● **DATASET EXTRACT**:
++++++
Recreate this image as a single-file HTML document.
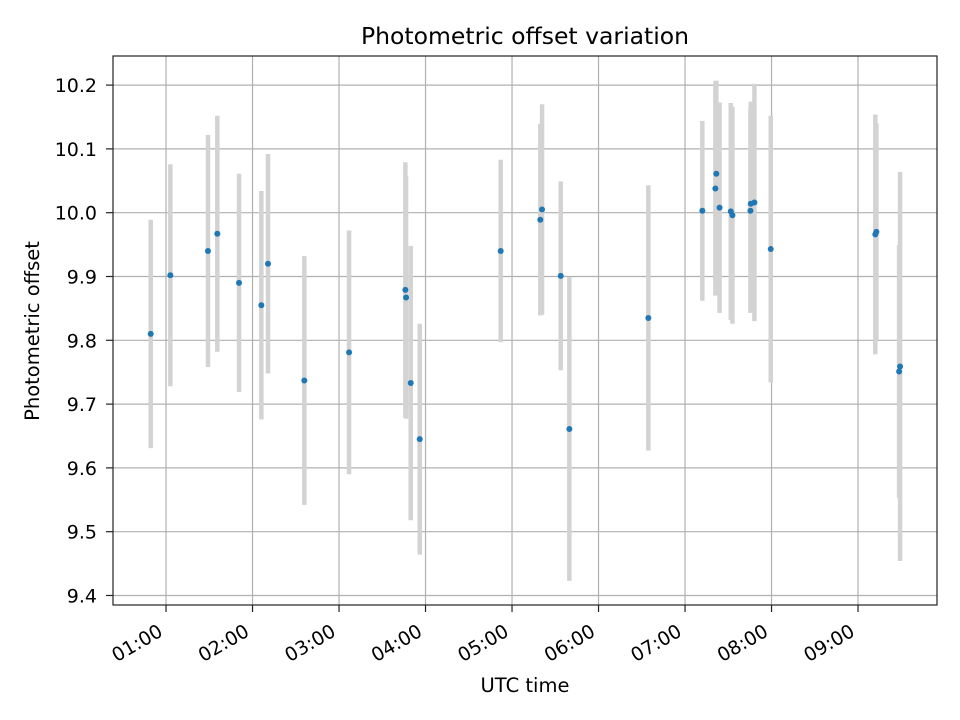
++++++
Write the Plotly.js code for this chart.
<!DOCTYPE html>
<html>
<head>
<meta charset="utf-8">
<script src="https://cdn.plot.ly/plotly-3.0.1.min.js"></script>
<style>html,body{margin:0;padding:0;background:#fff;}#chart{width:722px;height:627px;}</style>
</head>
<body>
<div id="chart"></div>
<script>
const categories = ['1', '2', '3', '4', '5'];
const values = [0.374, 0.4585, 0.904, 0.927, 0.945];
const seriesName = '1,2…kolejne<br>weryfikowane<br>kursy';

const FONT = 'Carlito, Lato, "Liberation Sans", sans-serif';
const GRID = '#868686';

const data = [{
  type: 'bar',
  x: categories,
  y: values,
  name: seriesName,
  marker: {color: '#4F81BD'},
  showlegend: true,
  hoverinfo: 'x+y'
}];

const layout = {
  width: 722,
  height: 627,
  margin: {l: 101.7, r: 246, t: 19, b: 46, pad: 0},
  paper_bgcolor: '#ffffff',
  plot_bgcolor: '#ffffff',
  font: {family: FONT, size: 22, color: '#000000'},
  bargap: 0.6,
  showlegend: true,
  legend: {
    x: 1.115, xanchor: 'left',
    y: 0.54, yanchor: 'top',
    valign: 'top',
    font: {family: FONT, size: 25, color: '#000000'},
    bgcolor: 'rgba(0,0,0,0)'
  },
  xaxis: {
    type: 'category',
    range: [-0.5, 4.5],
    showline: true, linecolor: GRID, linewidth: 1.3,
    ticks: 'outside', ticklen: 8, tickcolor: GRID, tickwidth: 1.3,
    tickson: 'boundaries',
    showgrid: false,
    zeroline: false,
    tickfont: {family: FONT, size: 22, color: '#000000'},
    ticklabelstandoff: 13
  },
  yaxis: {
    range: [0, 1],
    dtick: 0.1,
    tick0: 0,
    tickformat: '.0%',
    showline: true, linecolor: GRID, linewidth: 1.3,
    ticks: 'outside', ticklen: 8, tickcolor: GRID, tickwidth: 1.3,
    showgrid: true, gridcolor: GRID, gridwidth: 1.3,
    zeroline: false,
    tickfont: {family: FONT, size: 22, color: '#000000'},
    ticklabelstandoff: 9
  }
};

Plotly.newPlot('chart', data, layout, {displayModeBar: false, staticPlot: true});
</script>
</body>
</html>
++++++
● **WHAT IS ASKED**: Keep only those lines of the records that hold "chart", and return them.

● **RESULT OF THIS EXERCISE**:
Write the Plotly.js code for this chart.
<style>html,body{margin:0;padding:0;background:#fff;}#chart{width:722px;height:627px;}</style>
<div id="chart"></div>
Plotly.newPlot('chart', data, layout, {displayModeBar: false, staticPlot: true});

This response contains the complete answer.